Huit chaînes de “télévi”. Un flot de
pubs immerge le Japon, prémices déjà de l’Empire
économique. Des bases américaines occupent le pays. À deux pas de chez moi
Yokosuka les navires blancs de la Navy et tout un
quartier de bars à mataffs. Il n’y a pas seulement
vingt ans que le Japon en ruines a capitulé. Que l’Empereur
par la voie de la radio, dans sa langue impériale et pour quelques millions
d’êtres atterrés renonçait tout simplement à sa divinité.
En Inde deux ans plus tôt, sur mon chemin de l’Est, une danseuse indienne, Mrilalini
Sarabai m’avait écrit une lettre de recommandation
pour un certain écrivain japonais qui, m’avait-elle dit, se nommait Mishima
Yukio et s’intéressait particulièrement au théâtre Nô. Cette
lettre je l’ai encore. Je ne me suis jamais rendu à l’adresse indiquée. Ma
vie de Tokyo était regard double : je passais mes heures dans les cafés de
modern jazz et aux spectacles de Nô. Années soixante. Un nouveau courant d’avant-garde
né aux États-Unis pénétrait les jeunes artistes japonais, déstructurait l’idée
de l’art dans le rituel quotidien d’un geste millénaire. C’était le pop-art. De France, immédiatement, arrivait le Néo-Réalisme.
Au Sogetsu Art Center,
lieu de rencontres de la musique contemporaine et à la Minami
Gallery débarquaient les artistes de l’Ouest. Sam Francis, Tinguely, Jasper
Johns. Et tandis que dans le groupe de mes amis japonais le Nô prenait figure
d’anachronisme désuet, que Kyoto l’ancienne capitale entourée de ses temples
n’était plus qu’une cité morte pour le touriste désœuvré, John Cage entre
deux concerts de silence me parlait champignons, et aussi zen. Le zen-rire de John Cage.

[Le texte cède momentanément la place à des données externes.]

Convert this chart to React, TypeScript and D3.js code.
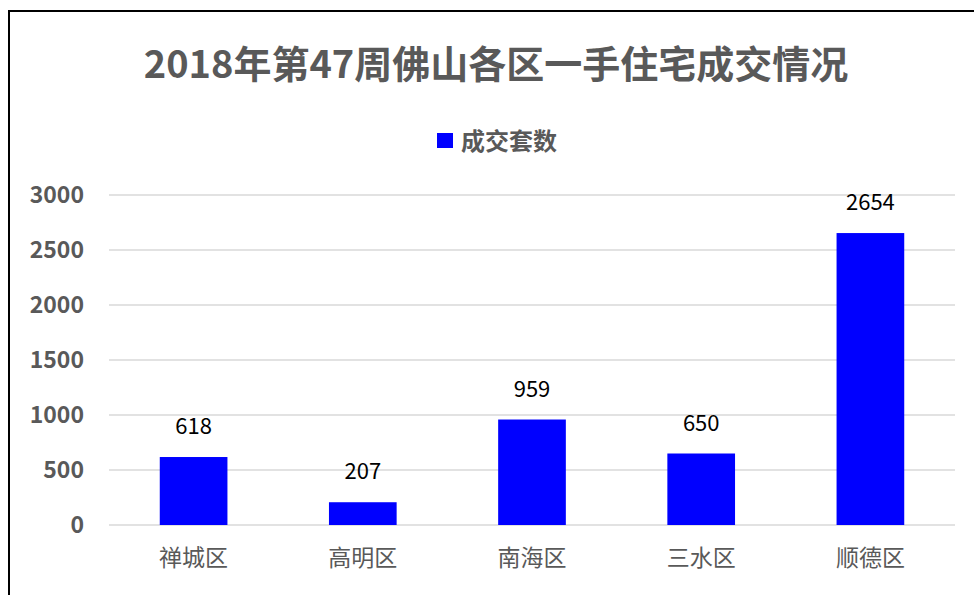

Yoko Ono qui me demanda de participer
au premier happening qu’elle monta à Sogetsu, trouvait
vain mon intérêt pour l’Inde et pour le vieux Japon.
Le temps a passé.
Yoko me disait : « Même dans leur volonté de montrer jusqu’à
la merde les artistes japonais ne peuvent s’empêcher d’être esthétiques...
tout sera toujours trop propre... »
Esthétiques. Il semblait impossible d’échapper aux normes, d’accéder
au délire. Tout le passé du raffinement japonais resurgissait toujours en
dépit de tous les efforts et la révolte finissait par se cantonner dans une
sorte de mimétisme voyant de l’Occident. Dans les cafés de jazz où le silence était de rigueur
les fans du rock s’inventaient des allures nègres d’Amérique. Ce fut dans
l’un de ces cafés, le Vaudoo, que je rencontrai
pour la première fois Mishima Yukio. Seul, chemise
blanche et cravate noire. Seul, rigoureux dans un coin, fumant une cigarette.
Observateur raide.
L’amie qui me le présenta était Enami
Kyoko, jeune actrice de cinéma qui avait posé avec
Mishima pour un livre de Hosoé Eikoh
: Exécuté par les roses.
« Tu sais qui il est ? »
Cet homme assis le buste droit, que la discrétion des habitués
tenait à distance... pourtant l’un des écrivains les plus connus. Celui qu’on
avait appelé « le Radiguet japonais ». Cet homme strict ignorant le sourire
qui cependant se prêtait à l’époque à des séances de photos les plus baroques,
les plus kitsch, qui apparaissait au cinéma dans un second rôle de gangster. Mishima
dont les sources d’inspiration étaient la Grèce mythologique et Cocteau. Dont
le style d’écriture extrêmement maîtrisé, académique, n’était pour ainsi dire
pas encore traduit.
Les jeunes artistes japonais organisaient alors des parties dites
« sauvages », vaguement débridées, autour de feux nocturnes sur la plage de
Kamakura. Mishima invité d’honneur s’y rendait sans pour autant se départir
de sa dignité.
Il m’arriva une fois de déjeuner en compagnie de Mishima et de
son épouse. Il me dit ce jour-là que la langue japonaise était faite pour
couper la communication humaine.
La langue japonaise... le vocabulaire... les mots... Mishima
l’écrivain isolé parachevait cet isolement dans l’écriture.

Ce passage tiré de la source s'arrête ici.